When comparing the bread with GH with the standard bread, the bread with 20% and 40% GH obtained the best results in terms of volume and pore size. The baking loss of this bread was also comparable to that of the standard bread. The volume variation observed for the GH bread during baking affected heat and mass transfer owing to pore formation and the consequent variation in properties of the GH bread. Therefore, from the results obtained, 20% and 40% of GH prepared bread have the chance to become better with further changes in the preparation methodology. One of the major challenges faced during the baking of bread with CO₂ GH was the heterogeneous distribution of the GH during kneading. Additionally, during kneading, cooling down the gluten is a major challenge, as the addition of GH during kneading lowers the temperature of the dough. Furthermore, the GH bread recipe has scope for improvement with the addition of some promoters during the production of CO₂ GH or by the addition of some gluten promoting substances in the bread along with the GH as a leavening agent.

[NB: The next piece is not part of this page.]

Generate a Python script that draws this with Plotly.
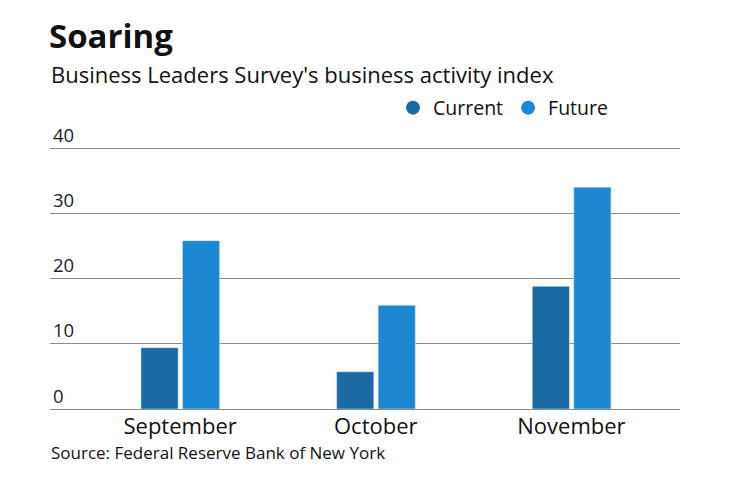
import plotly.graph_objects as go

months = ["September", "October", "November"]
current = [9.4, 5.7, 18.8]
future = [25.8, 15.9, 34.0]
y_ticks = [0, 10, 20, 30, 40]

C_CUR = "#1c6aa3"
C_FUT = "#1c87d2"
FONT = "'Open Sans', 'Noto Sans', sans-serif"

W, H = 740, 482
PL, PR = 50, 680          # plot left/right in px
Y0, YTOP = 409, 110       # zero line px, plot top px
YMAX = 40 * (Y0 - YTOP) / (409 - 148)


def py(ypix):
    return (Y0 - ypix) / (Y0 - YTOP)


def px(xpix):
    return (xpix - PL) / (PR - PL)


fig = go.Figure()
fig.add_trace(go.Bar(x=months, y=current, name="Current", marker_color=C_CUR,
                     width=0.19, offset=-0.2, showlegend=False))
fig.add_trace(go.Bar(x=months, y=future, name="Future", marker_color=C_FUT,
                     width=0.19, offset=0.012, showlegend=False))
for name, col in [("Current", C_CUR), ("Future", C_FUT)]:
    fig.add_trace(go.Scatter(x=[None], y=[None], mode="markers", name=name,
                             marker=dict(symbol="circle", size=14, color=col)))

fig.update_layout(
    width=W, height=H,
    margin=dict(l=PL, r=W - PR, t=YTOP, b=H - Y0, autoexpand=False),
    plot_bgcolor="white", paper_bgcolor="white",
    font=dict(family=FONT, color="#111111"),
    barmode="overlay",
    title=dict(text="<b>Soaring</b>", x=49 / W, xanchor="left", xref="container",
               y=1 - 36 / H, yanchor="middle", yref="container",
               font=dict(size=33, family=FONT, color="#111111")),
    legend=dict(orientation="h", x=px(393), xanchor="left", y=py(108), yanchor="middle",
                font=dict(size=19.5, family=FONT, color="#111111"),
                itemwidth=30, bgcolor="rgba(0,0,0,0)"),
    xaxis=dict(range=[-0.665, 2.555], showgrid=False, showline=False, ticks="",
               ticklabelstandoff=2,
               tickfont=dict(size=22, family=FONT, color="#111111")),
    yaxis=dict(range=[0, YMAX], tickvals=y_ticks, showgrid=True, gridcolor="#8a8a8a",
               gridwidth=1, zeroline=True, zerolinecolor="#8a8a8a", zerolinewidth=1,
               ticklabelposition="inside top", ticks="",
               tickfont=dict(size=18.5, family=FONT, color="#222222")),
    annotations=[
        dict(text="Business Leaders Survey's business activity index", xref="paper",
             yref="paper", x=px(49), xanchor="left", y=py(74), yanchor="middle",
             showarrow=False, font=dict(size=22, family=FONT, color="#111111")),
        dict(text="Source: Federal Reserve Bank of New York", xref="paper",
             yref="paper", x=px(49), xanchor="left", y=py(453), yanchor="middle",
             showarrow=False, font=dict(size=17, family=FONT, color="#111111")),
    ],
)

fig.write_html("out.html", config={"displayModeBar": False},
               post_script="document.body.style.margin='0';")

In recent years, several food applications of GH were reported, such as concentrations of fruit juices (apple, pineapple, and orange), and frozen desserts. However, no literature data were available on the baking aspects of the CO₂ GH; hence, more sincere and serious efforts are required for the improvement of this technology. However, this research certainly provided some answers to the challenges one can face while working with GH and what measures or methods can be adopted for its further improvement. Moreover, it was found that some of the changes that should be made in the light of the results obtained should be in the direction of modifying the design of the GH reactor, using some additional CO₂ GH promoting agents (such as food grade amino acids), and modifying the process of bread production with no proofing times. Additionally, perspectives and possible directions in the future application of the use of CO₂ GH as leavening agents in foods might be in different baking products such as gingerbread, black and white cookies, pound cake, rye bread, etc. (to check what difference does it makes if we change the ingredients of the recipe and the baking method). Furthermore, the production of GH only involves water and CO_2. No extra chemicals are required for the production. Additionally, with the application of GH, proofing time can be eliminated, saving the cost of the environmental chamber required for yeast fermentation. Moreover, with GH, no such storage of dough is required, and the product can be baked directly. However, the production of GH requires high pressure and low temperature, which can add cost to energy requirements. However, the timing of the baking process becomes more flexible with the use of CO₂ GH as a leavening agent and can be ideally used in small branch bakeries. Hence, the production of the gas hydrate can be carried out in the bakery on site in a simple manner with a reactor installation (a small area is required), and it can be shifted easily if needed. Therefore, the cost of extended warehousing can be waived.